The biggest problem with this authentication approach is that there is no distributed architecture to support horizontal scaling. If a single server is used, the model is perfectly fine. However, if it is a cluster of servers or a service-oriented cross-domain architecture, a unified session database repository is needed to hold session data for sharing so that each server under load balancing can properly authenticate users.

For example, if an enterprise has two different sites A and B serving at the same time, how can a user log in to one of the sites and then it will automatically log in to the other site?

One solution is to use a persistent session infrastructure, such as Redis, to write session data to the persistence layer. When a new client request is received, the server looks up the corresponding session information from the persistence layer. The advantage of this solution is that the architecture is clear, while the disadvantage is that the architecture is more laborious to modify, and the entire validation logic layer of the service needs to be rewritten, which is a relatively large amount of work. And because of the dependence on the persistence layer of the database or similar systems, there will be a single point of failure risk, if the persistence layer fails, the entire authentication system will hang.

persistent session infrastructure

Is there another solution?

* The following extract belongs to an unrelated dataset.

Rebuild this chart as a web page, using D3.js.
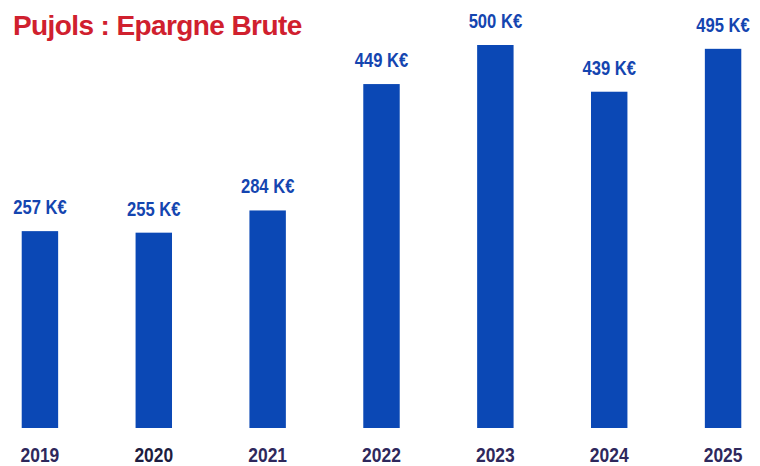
<!DOCTYPE html>
<html>
<head>
<meta charset="utf-8">
<script src="https://cdn.jsdelivr.net/npm/d3@7"></script>
<style>
  body { margin: 0; background: #fff; }
  text { font-family: "Liberation Sans", Arial, sans-serif; font-weight: bold; }
</style>
</head>
<body>
<div id="canvas"></div>
<script>
"use strict"

let svgWidth = 760;
let svgHeight = 466;

// data, in K€
let years = ["2019", "2020", "2021", "2022", "2023", "2024", "2025"];
let values = [257, 255, 284, 449, 500, 439, 495];
let titleText = "Pujols : Epargne Brute";

let narrow = 0.83; // no narrow font installed, so squeeze the labels by hand

let svg = d3.select("#canvas")
    .append("svg")
    .attr("width", svgWidth)
    .attr("height", svgHeight);

svg.append("rect")
    .attr("width", svgWidth)
    .attr("height", svgHeight)
    .attr("fill", "#ffffff");

/* bars sit on y=428, 500 reaches y=45 */
let xScale = d3.scaleBand()
    .domain(years)
    .range([-17, 780])
    .paddingInner(0.68)
    .paddingOuter(0.34);

let yScale = d3.scaleLinear()
    .domain([0, 500])
    .range([428, 45]);

function midX(year) {
    return xScale(year) + xScale.bandwidth() / 2;
}

svg.selectAll("rect.bar")
    .data(values)
    .join("rect")
    .attr("class", "bar")
    .attr("x", function (d, i) { return xScale(years[i]); })
    .attr("y", function (d) { return yScale(d); })
    .attr("width", xScale.bandwidth())
    .attr("height", function (d) { return yScale(0) - yScale(d); })
    .attr("fill", "#0b48b5");

// value labels above the bars
svg.selectAll("text.value")
    .data(values)
    .join("text")
    .attr("class", "value")
    .attr("transform", function (d, i) {
        return "translate(" + midX(years[i]) + "," + (yScale(d) - 17) + ") scale(" + narrow + ",1)";
    })
    .attr("text-anchor", "middle")
    .attr("font-size", 20)
    .attr("fill", "#1445b0")
    .text(function (d) { return d + " K€"; });

// year labels along the bottom
svg.selectAll("text.year")
    .data(years)
    .join("text")
    .attr("class", "year")
    .attr("transform", function (d) {
        return "translate(" + midX(d) + ",462) scale(" + narrow + ",1)";
    })
    .attr("text-anchor", "middle")
    .attr("font-size", 21)
    .attr("fill", function (d) { return d === "2020" ? "#1e1d40" : "#2e285c"; })
    .text(function (d) { return d; });

svg.append("text")
    .attr("x", 13)
    .attr("y", 35)
    .attr("font-size", 28)
    .attr("letter-spacing", "-0.6px")
    .attr("fill", "#d0202e")
    .text(titleText);
</script>
</body>
</html>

This is the JWT (JSON Web Token) authentication method we are about to learn.

What is JWT

JWT is an alternative approach to authenticate clients based on tokens, which means that only the corresponding token needs to be attached to the HTTP header of each client request, and the server side is responsible for checking the signature of the token to ensure that the token has not been tampered with, so that each request is sent back to the server side for authentication by the client saving the data instead of the server saving the session data.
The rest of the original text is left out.